La palabra ethos se puede traducir como «coherencia», congruencia entre lo que se piensa y lo que se comunica.

«Lo que tú eres me grita tan fuerte en la oreja que no puedo escuchar lo que dices» (R. W. Emerson).

En este sentido, el ethos nace de la credibilidad que el orador ha conquistado con el paso del tiempo, pero corresponde sobre todo a la credibilidad que merece en aquel momento a partir de lo que dice y hace frente al público.

«Se persuade mediante el carácter cuando el discurso tiene la característica de hacer que el orador sea digno de crédito: creemos a las personas honradas en mayor medida y con más rapidez respecto a cualquier cuestión general […]. Y esto debe proceder precisamente del discurso, y no de las opiniones preexistentes sobre el carácter del orador» (Aristóteles, Retórica, I, 2, 1356a).

Por tanto, dice Aristóteles, el ethos del orador, su credibilidad, debe emerger de cómo elabora el discurso.

¿Cómo se sostiene la credibilidad?

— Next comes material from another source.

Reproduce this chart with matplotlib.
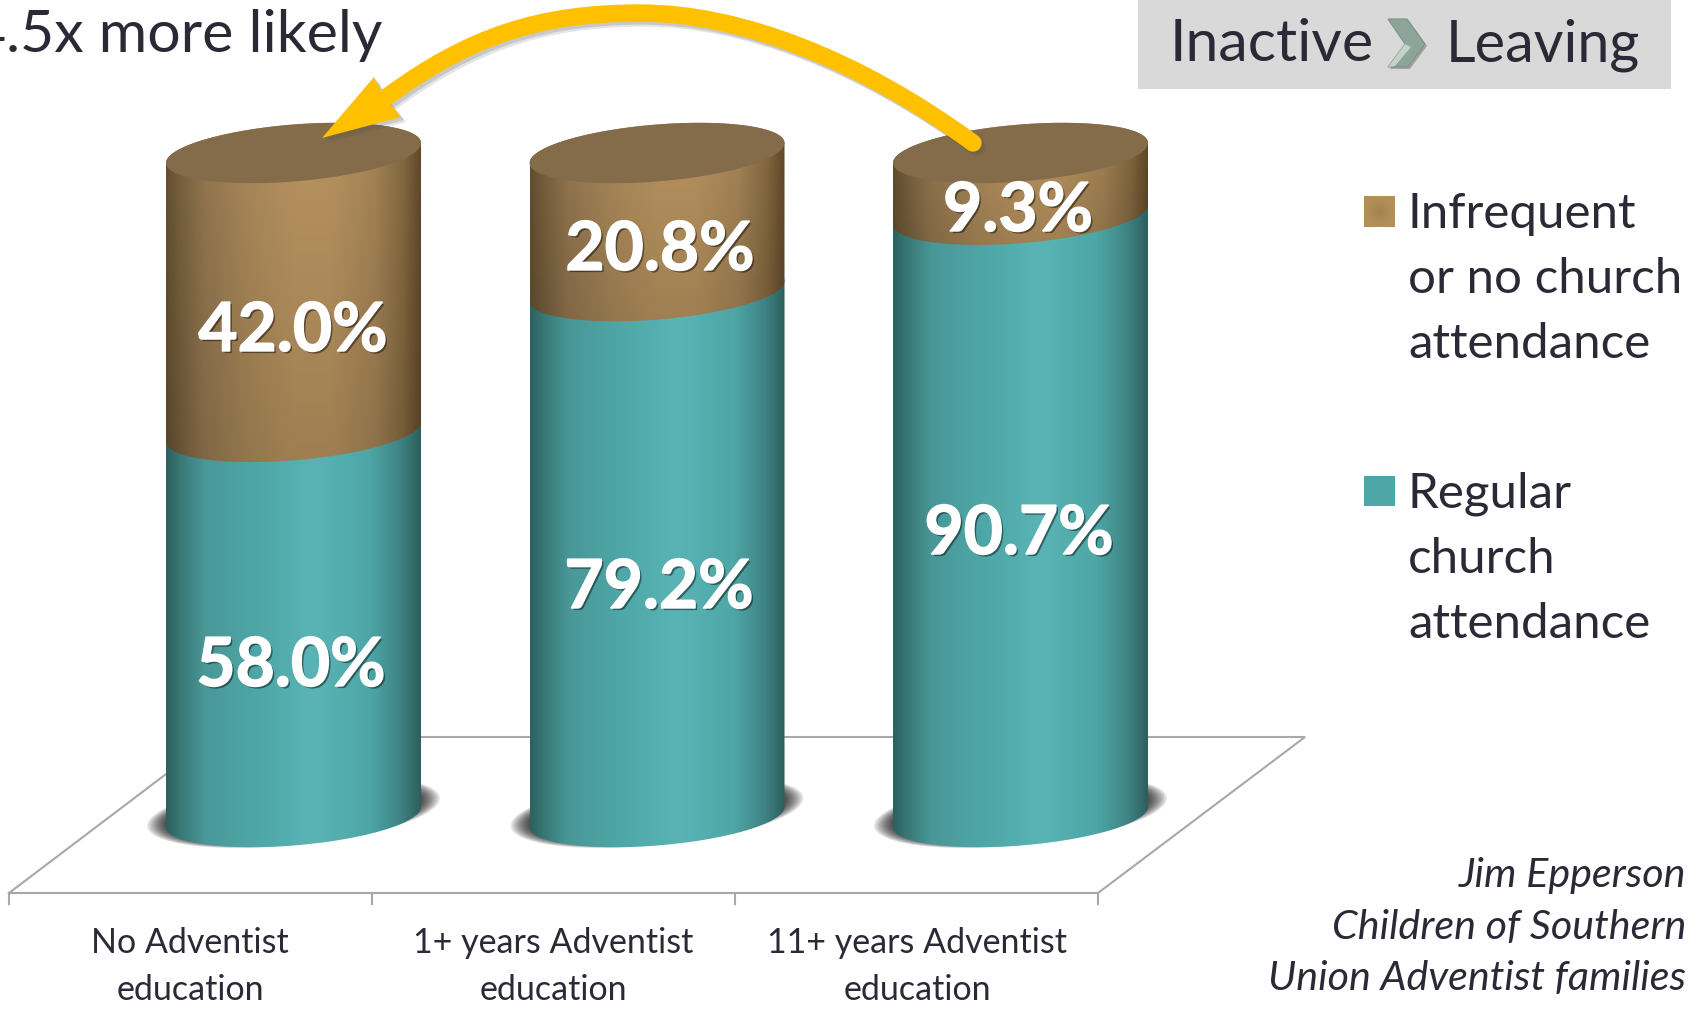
import matplotlib
matplotlib.use('Agg')
import matplotlib.pyplot as plt
import matplotlib.patheffects as pe
import numpy as np
from matplotlib.patches import Polygon, PathPatch, Rectangle
from matplotlib.path import Path

plt.rcParams['font.family'] = ['Lato', 'DejaVu Sans']

categories = ['No Adventist\neducation', '1+ years Adventist\neducation', '11+ years Adventist\neducation']
regular = [58.0, 79.2, 90.7]
infrequent = [42.0, 20.8, 9.3]
legend_infrequent = 'Infrequent\nor no church\nattendance'
legend_regular = 'Regular\nchurch\nattendance'
title = '4.5x more likely'
credit = ['Jim Epperson', 'Children of Southern', 'Union Adventist families']

W, H = 1700, 1009
TEXT = '#2A2A36'
LINE = '#A8A8A8'

# pixel layout of the chart, category 0 centre and the 0/100 levels
X0, DX = 293.5, 363.5
Y0, Y100 = 817, 153
PCT = 100 / (Y0 - Y100)

fig = plt.figure(figsize=(W / 100, H / 100), dpi=100, facecolor='white')
ax = fig.add_axes([0, 0, 1, 1])


def px(x):
    return (np.asarray(x, dtype=float) - X0) / DX


def py(y):
    return (Y0 - np.asarray(y, dtype=float)) * PCT


XLIM = (px(0), px(W))
YLIM = (py(H), py(0))
A = 127.5 / DX
B = 28.5 * PCT
K = 10 * PCT


def ring(i, level, t, scale=1.0, b=B, k=K):
    return np.column_stack([i + scale * A * np.cos(t), level + scale * (k * np.cos(t) + b * np.sin(t))])


def shade(stops, vert=None):
    xs = np.linspace(0, 1, 256)
    pos = [s[0] for s in stops]
    rgb = [matplotlib.colors.to_rgb(s[1]) for s in stops]
    row = np.column_stack([np.interp(xs, pos, [c[j] for c in rgb]) for j in range(3)])
    if vert is None:
        return row[None, :, :]
    factor = np.linspace(vert[0], vert[1], 128)[:, None, None]
    return np.clip(row[None, :, :] * factor, 0, 1)


teal_stops = [(0, '#2C615F'), (0.05, '#377673'), (0.15, '#4A9798'), (0.35, '#4EA6A6'), (0.58, '#5AB4B5'),
              (0.8, '#4EA6A6'), (0.92, '#3F8485'), (1, '#2C5F5D')]
brown_stops = [(0, '#66502F'), (0.05, '#76603D'), (0.15, '#957750'), (0.32, '#AA895A'), (0.5, '#B8935F'),
               (0.65, '#B8935F'), (0.82, '#A58456'), (0.93, '#866A41'), (1, '#63492A')]
front = np.linspace(np.pi, 2 * np.pi, 60)
back = np.linspace(0, np.pi, 60)
whole = np.linspace(0, 2 * np.pi, 120)


def body(i, low, high, stops, vert, z):
    pts = np.vstack([ring(i, low, front), ring(i, high, back)])
    im = ax.imshow(shade(stops, vert), extent=[i - A, i + A, low - B - K, high + B + K],
                   aspect='auto', origin='upper', zorder=z, interpolation='bilinear')
    clip = Polygon(pts, closed=True, transform=ax.transData, facecolor='none', edgecolor='none')
    ax.add_patch(clip)
    im.set_clip_path(clip)


# floor
floor_x = [9, 215, 1305, 1098, 9]
floor_y = [893, 737, 737, 893, 893]
ax.plot(px(floor_x), py(floor_y), color=LINE, lw=1.5, zorder=1, solid_joinstyle='miter')
for tx in [9, 372, 735, 1098]:
    ax.plot(px([tx, tx]), py([893, 904]), color=LINE, lw=1.5, zorder=1)

# cylinders
for i in range(3):
    # soft shadow under the base
    for s in np.linspace(1.15, 1.0, 14):
        pts = ring(i, py(812), whole, scale=s, b=29 * PCT, k=12 * PCT)
        ax.add_patch(Polygon(pts, closed=True, facecolor='black', edgecolor='none', alpha=0.08, zorder=2))
    split = regular[i]
    top = regular[i] + infrequent[i]
    body(i, 0, split, teal_stops, None, 3)
    body(i, split, top, brown_stops, (1.0, 0.86), 4)
    ax.add_patch(Polygon(ring(i, top, whole), closed=True, facecolor='#846B49', edgecolor='none', zorder=5))

# value labels
shadow = [pe.SimplePatchShadow(offset=(1.5, -1.5), shadow_rgbFace='black', alpha=0.45),
          pe.Stroke(linewidth=1.0, foreground='white'), pe.Normal()]
label_x = [291, 659, 1019]
label_reg_y = [686, 608, 554]
label_top_x = [293, 660, 1018]
label_top_y = [351, 270, 231]
for i in range(3):
    ax.text(px(label_x[i]), py(label_reg_y[i]), '%.1f%%' % regular[i], color='white', fontsize=48.7,
            fontweight='bold', ha='center', va='baseline', zorder=8, path_effects=shadow)
    ax.text(px(label_top_x[i]), py(label_top_y[i]), '%.1f%%' % infrequent[i], color='white', fontsize=48.7,
            fontweight='bold', ha='center', va='baseline', zorder=8, path_effects=shadow)

# category labels
cat_x = [190, 553, 917]
for i, name in enumerate(categories):
    line1, line2 = name.split('\n')
    ax.text(px(cat_x[i]), py(953), line1, color=TEXT, fontsize=24.5, ha='center', va='baseline')
    ax.text(px(cat_x[i]), py(1000), line2, color=TEXT, fontsize=24.5, ha='center', va='baseline')

# curved arrow
verts = [(388, 96), (470, 36), (540, 13), (640, 13), (740, 13), (860, 60), (973, 143)]
codes = [Path.MOVETO, Path.CURVE4, Path.CURVE4, Path.CURVE4, Path.CURVE4, Path.CURVE4, Path.CURVE4]
verts = np.array(verts, dtype=float)
head_x = [322, 374, 384, 401]
head_y = [138, 77, 96, 117]
for dx, dy, col, al, z in [(5, 5, '#555555', 0.15, 6), (3, 3, '#555555', 0.2, 6), (0, 0, '#FFC000', 1.0, 7)]:
    shaft = Path(np.column_stack([px(verts[:, 0] + dx), py(verts[:, 1] + dy)]), codes)
    ax.add_patch(PathPatch(shaft, facecolor='none', edgecolor=col, lw=12.5, capstyle='round', alpha=al, zorder=z))
    ax.add_patch(Polygon(np.column_stack([px(np.array(head_x) + dx), py(np.array(head_y) + dy)]), closed=True,
                         facecolor=col, edgecolor='none', alpha=al, zorder=z))

# top left note
ax.text(px(382), py(52), title, color=TEXT, fontsize=42.5, ha='right', va='baseline', clip_on=True)

# header box
ax.add_patch(Rectangle((px(1138), py(89)), px(1671) - px(1138), py(0) - py(89), facecolor='#D9D9D9',
                       edgecolor='none', zorder=1))
ax.text(px(1170), py(61), 'Inactive', color=TEXT, fontsize=42.5, ha='left', va='baseline', zorder=3)
ax.text(px(1446), py(61), 'Leaving', color=TEXT, fontsize=41.5, ha='left', va='baseline', zorder=3)
chev_x = [1388, 1407, 1425, 1408, 1388, 1405]
chev_y = [19, 19, 44, 67, 67, 44]
ax.add_patch(Polygon(np.column_stack([px(np.array(chev_x) + 2), py(np.array(chev_y) + 2)]), closed=True,
                     facecolor='#6E6E6E', edgecolor='none', alpha=0.5, zorder=2))
ax.add_patch(Polygon(np.column_stack([px(chev_x), py(chev_y)]), closed=True, facecolor='#8CA598',
                     edgecolor='#7A9487', lw=0.8, zorder=3))
ax.add_patch(Polygon(np.column_stack([px([1388, 1405, 1411, 1395]), py([67, 44, 47, 66])]), closed=True,
                     facecolor='#C3D3CB', edgecolor='none', zorder=4))

# legend
box_y = [197, 476]
box_edge = ['#B49159', '#4FA6A6']
box_mid = ['#A5834F', '#4FA6A6']
text_y = [[228, 293, 358], [508, 573, 638]]
gx, gy = np.meshgrid(np.linspace(-1, 1, 32), np.linspace(-1, 1, 32))
rad = np.clip(np.hypot(gx, gy), 0, 1)[:, :, None]
for n, block in enumerate([legend_infrequent, legend_regular]):
    c0 = np.array(matplotlib.colors.to_rgb(box_mid[n]))
    c1 = np.array(matplotlib.colors.to_rgb(box_edge[n]))
    ax.imshow(c0 + (c1 - c0) * rad, extent=[px(1364), px(1395), py(box_y[n] + 30), py(box_y[n])],
              aspect='auto', zorder=3, interpolation='bilinear')
    for line, yy in zip(block.split('\n'), text_y[n]):
        ax.text(px(1408), py(yy), line, color=TEXT, fontsize=35.5, ha='left', va='baseline')

# source credit
credit_y = [887, 939, 990]
for line, yy in zip(credit, credit_y):
    ax.text(px(1686), py(yy), line, color=TEXT, fontsize=29.7, fontstyle='italic', ha='right', va='baseline')

ax.set_xlim(*XLIM)
ax.set_ylim(*YLIM)
ax.axis('off')
fig.savefig('out.png', dpi=100, facecolor='white')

En primer lugar, dando pruebas de conocimiento real del tema que debe tratarse y, además, mostrando interés por el público.

Todo esto se expresa no sólo a través de las palabras del orador, sino también mediante su actitud, es decir, a través de sus miradas, gestos, posturas…

«Si nuestros gestos y la expresión del rostro contradicen las palabras que pronunciamos, no sólo nuestro discurso resulta poco convincente, sino que carece de credibilidad» (Quintiliano).